Invariably sited on barren plains in rural shires, these prisons manifest the most functional appearance. Their very blandness, however, helps to lull the minds of prisoners into a state of bored inertia. Wrapped in permanently water-stained concrete walls, they offer a useful stylistic comparison with contemporary buildings such as the Department of the Environment's headquarters in Westminster and any of the Brutalist local authority estates of the time. Identical in form and plan, each prison - from Long Lartin in the Vale of Evesham to Gartree in Leicestershire - is an archipelago of identical living blocks clustered around offices and communal "facilities". Uniform cells, arranged in groups of eight or 10 along spurs leading out of a central stairwell, are nothing more than tiny, perfectly cubic rooms (the spirit of Palladio and Inigo Jones?), 8ft by 8ft by 8ft. Like Leonardo, I did some of my best work in these single-prisoner cells, in this most dreary form of architecture.

About the same time that "spurred" prisons appeared, so did open prisons. These are rarely more than metamorphosed Army or Air Force camps - architecturally we are back in the Forties, with Nissen huts standing between trim lawns and fantastically coloured beds of summer flowers. Here the prisoner is lulled back to childhood in an architecture that speaks of summer camp, scouting and doing one's best.
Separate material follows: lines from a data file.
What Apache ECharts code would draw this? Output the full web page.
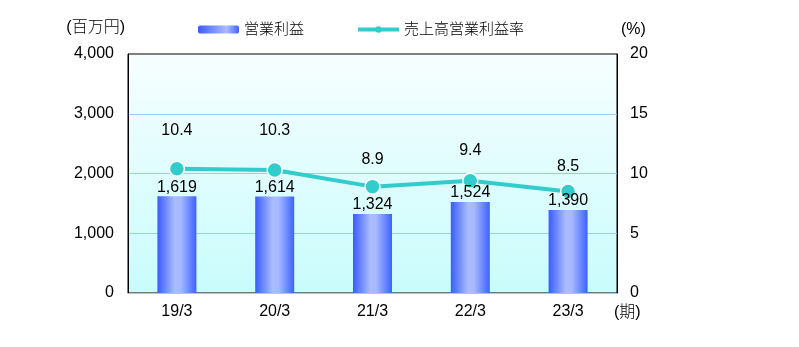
<!DOCTYPE html>
<html>
<head>
<meta charset="utf-8">
<script src="https://cdn.jsdelivr.net/npm/echarts@6/dist/echarts.min.js"></script>
<style>
  html, body { margin: 0; padding: 0; background: #fff; }
  #chart { width: 799px; height: 347px; }
</style>
</head>
<body>
<div id="chart"></div>
<script>
// 決算期
const periods = ['19/3', '20/3', '21/3', '22/3', '23/3'];
// 営業利益（百万円）
const operatingProfit = [1619, 1614, 1324, 1524, 1390];
// 売上高営業利益率（%）
const operatingMargin = [10.4, 10.3, 8.9, 9.4, 8.5];
// 左軸・右軸の目盛
const leftTicks = { min: 0, max: 4000, interval: 1000 };
const rightTicks = { min: 0, max: 20, interval: 5 };

// 利益率ラベルの持ち上げ量（px）
const marginLabelLift = [22, 23, 11, 14, 9];

const FONT = '"Liberation Sans", "Noto Sans CJK JP", sans-serif';
const TEXT = { color: '#000', fontFamily: FONT, fontSize: 16, fontWeight: 300 };

const barGradient = new echarts.graphic.LinearGradient(0, 0, 1, 0, [
  { offset: 0, color: '#3a5cff' },
  { offset: 0.45, color: '#abbdff' },
  { offset: 0.6, color: '#a6b8ff' },
  { offset: 1, color: '#3d62ff' }
]);

const chart = echarts.init(document.getElementById('chart'));
chart.setOption({
  animation: false,
  textStyle: { fontFamily: FONT },
  legend: {
    top: 17,
    left: 193,
    itemGap: 52,
    itemWidth: 41,
    itemHeight: 8,
    textStyle: Object.assign({}, TEXT, { fontSize: 15 }),
    data: [
      { name: '営業利益', itemStyle: { color: new echarts.graphic.LinearGradient(0, 0, 1, 0, [
        { offset: 0, color: '#3a5cff' }, { offset: 0.7, color: '#abbdff' }, { offset: 1, color: '#3d62ff' }]) } },
      { name: '売上高営業利益率', lineStyle: { width: 4, color: '#33cccc' }, itemStyle: { color: '#33cccc', borderWidth: 0 } }
    ]
  },
  grid: {
    left: 128, right: 182, top: 54, bottom: 54,
    show: true,
    borderColor: '#000',
    borderWidth: 1,
    backgroundColor: new echarts.graphic.LinearGradient(0, 0, 0, 1, [
      { offset: 0, color: '#f7feff' },
      { offset: 1, color: '#c9fcfc' }
    ])
  },
  xAxis: {
    type: 'category',
    data: periods,
    name: '(期)',
    nameLocation: 'end',
    nameGap: 0,
    nameTextStyle: Object.assign({}, TEXT, { align: 'left', verticalAlign: 'top', padding: [12, 0, 0, -3] }),
    axisLine: { lineStyle: { color: '#99ccff', width: 1 } },
    axisTick: { show: false },
    axisLabel: Object.assign({}, TEXT, { margin: 11 })
  },
  yAxis: [
    {
      type: 'value',
      min: leftTicks.min, max: leftTicks.max, interval: leftTicks.interval,
      name: '(百万円)',
      nameGap: 18,
      nameTextStyle: Object.assign({}, TEXT, { align: 'right', padding: [0, 3, 0, 0] }),
      axisLine: { show: true, lineStyle: { color: '#000', width: 1 } },
      axisTick: { show: false },
      axisLabel: Object.assign({}, TEXT, {
        margin: 14,
        formatter: v => v.toLocaleString('en-US')
      }),
      splitLine: { showMaxLine: false, lineStyle: { color: '#99ccff', width: 1 } }
    },
    {
      type: 'value',
      min: rightTicks.min, max: rightTicks.max, interval: rightTicks.interval,
      name: '(%)',
      nameGap: 16,
      nameTextStyle: Object.assign({}, TEXT, { align: 'left', padding: [0, 0, 0, 4] }),
      axisLine: { show: true, lineStyle: { color: '#000', width: 1 } },
      axisTick: { show: false },
      axisLabel: Object.assign({}, TEXT, { margin: 13 }),
      splitLine: { show: false }
    }
  ],
  series: [
    {
      name: '営業利益',
      type: 'bar',
      yAxisIndex: 0,
      barWidth: 39,
      z: 3,
      data: operatingProfit,
      itemStyle: { color: barGradient },
      label: Object.assign({}, TEXT, {
        show: true,
        position: 'top',
        distance: 1,
        formatter: p => p.value.toLocaleString('en-US')
      })
    },
    {
      name: '売上高営業利益率',
      type: 'line',
      yAxisIndex: 1,
      z: 2,
      data: operatingMargin.map((v, i) => ({
        value: v,
        label: { distance: marginLabelLift[i] }
      })),
      symbol: 'circle',
      symbolSize: 15,
      lineStyle: { color: '#33cccc', width: 4 },
      itemStyle: { color: '#33cccc', borderColor: '#fff', borderWidth: 1.5 },
      label: Object.assign({}, TEXT, {
        show: true,
        position: 'top',
        formatter: p => p.value.toFixed(1)
      })
    }
  ]
});
</script>
</body>
</html>
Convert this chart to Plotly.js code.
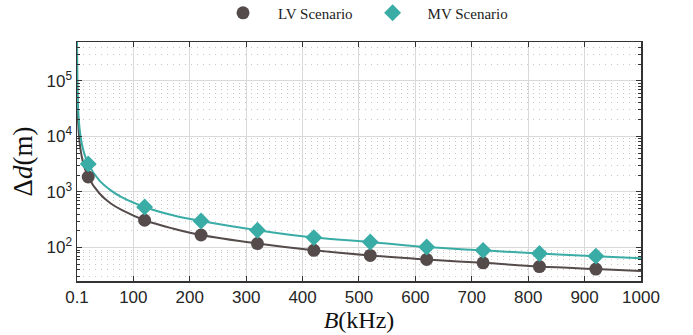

So prison architecture can inspire aesthetically while being terrifying to live in and, with three prisoners to a cell, be a block to Leonardo-like creativity. Or else it can stultify the imagination visually, yet allow freedom of thought while locked incubic modern cells. Yet whatever type of cell and prison one is locked in, no one who has spent any serious length of time in prison would claim to be free from psychological pain.

The greatest advances in making prisons more humane, and not destroyers of those they seek to punish, have precious little to do with architectural design. They are the flush lavatory and the public telephone. Perhaps, perverse though it might be for an architectural historian with a passion for the baroque to say, any prisoner would trade in a high baroque window in a listed Victorian prison for such simple and functional innovations.

Peter Wayne is an architectural historian. He is currently detained at Her Majesty's pleasure at Brixton. This article is adapted from an essay that appears in the `Architecture of Incarceration', edited by Iona Spens, Academy Editions.